Collected material:
┄┄┄┄┄┄

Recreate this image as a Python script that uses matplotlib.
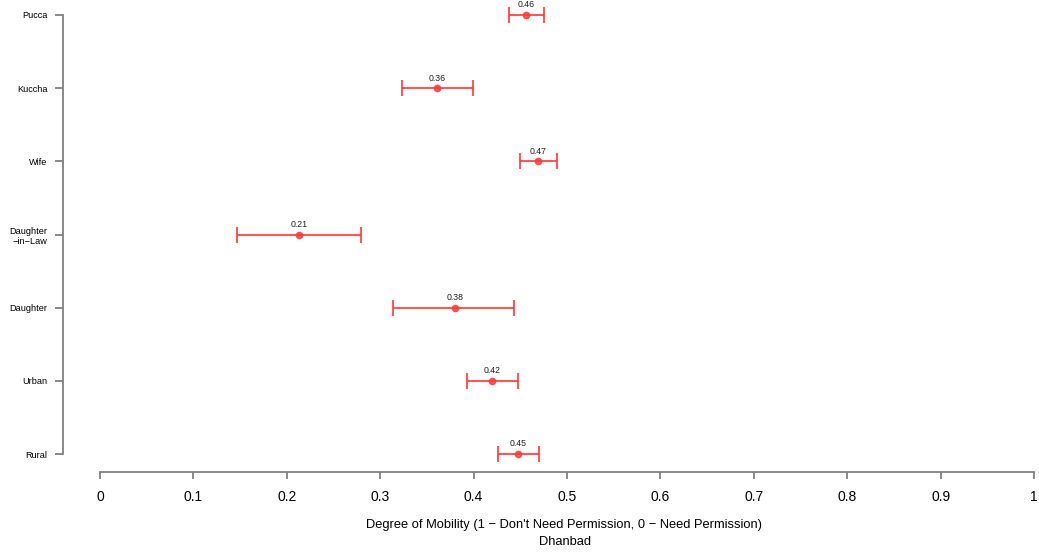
import matplotlib
matplotlib.use("Agg")
import matplotlib.pyplot as plt

categories = ["Rural", "Urban", "Daughter", "Daughter\n\u2212in\u2212Law", "Wife", "Kuccha", "Pucca"]
means = [0.448, 0.420, 0.380, 0.213, 0.469, 0.361, 0.456]
lower = [0.426, 0.393, 0.314, 0.147, 0.450, 0.323, 0.438]
upper = [0.470, 0.448, 0.443, 0.279, 0.489, 0.399, 0.475]
xticks = [0, 0.1, 0.2, 0.3, 0.4, 0.5, 0.6, 0.7, 0.8, 0.9, 1]
xticklabels = ["0", "0.1", "0.2", "0.3", "0.4", "0.5", "0.6", "0.7", "0.8", "0.9", "1"]

plt.rcParams['font.family'] = ['Liberation Sans', 'DejaVu Sans']

W, H = 1039, 555
fig = plt.figure(figsize=(W / 100, H / 100), dpi=100)
ax = fig.add_axes([100 / W, (H - 454) / H, 934 / W, 439 / H])

red = '#ff3b3b'
ypos = list(range(len(categories)))
for y, m, lo, hi in zip(ypos, means, lower, upper):
    ax.errorbar([m], [y], xerr=[[m - lo], [hi - m]], fmt='o', color=red,
                ms=4.5, elinewidth=1.5, capsize=6, capthick=1.5, alpha=0.85,
                clip_on=False)
    ax.annotate(f"{m:.2f}", (m, y), xytext=(0, 4), textcoords='offset points',
                ha='center', va='bottom', fontsize=6.3, color='#222222')

ax.set_xlim(0, 1)
ax.set_ylim(0, 6)
for s in ['top', 'right']:
    ax.spines[s].set_visible(False)
ax.spines['left'].set_position(('outward', 37 * 0.72))
ax.spines['bottom'].set_position(('outward', 18 * 0.72))
ax.spines['left'].set_bounds(0, 6)
ax.spines['bottom'].set_bounds(0, 1)
for s in ['left', 'bottom']:
    ax.spines[s].set_color('#808080')
    ax.spines[s].set_linewidth(1.3)

ax.set_yticks(ypos)
ax.set_yticklabels(categories, fontsize=6.6, ha='right', multialignment='right')
ax.set_xticks(xticks)
ax.set_xticklabels(xticklabels, fontsize=10)
ax.tick_params(axis='y', length=6, color='#808080', width=1.3, pad=5)
ax.tick_params(axis='x', length=5, color='#808080', width=1.3, pad=8)

fig.text(564 / W, 1 - 525 / H, "Degree of Mobility (1 \u2212 Don't Need Permission, 0 \u2212 Need Permission)",
         ha='center', va='center', fontsize=9.3)
fig.text(565 / W, 1 - 542 / H, "Dhanbad", ha='center', va='center', fontsize=9.3)

fig.savefig("out.png", dpi=100)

┄┄┄┄┄┄

Exercise objective: Filter the listing above by the word "matplotlib"; copy each line that passes.

Problem solution:
Recreate this image as a Python script that uses matplotlib.
import matplotlib
matplotlib.use("Agg")
import matplotlib.pyplot as plt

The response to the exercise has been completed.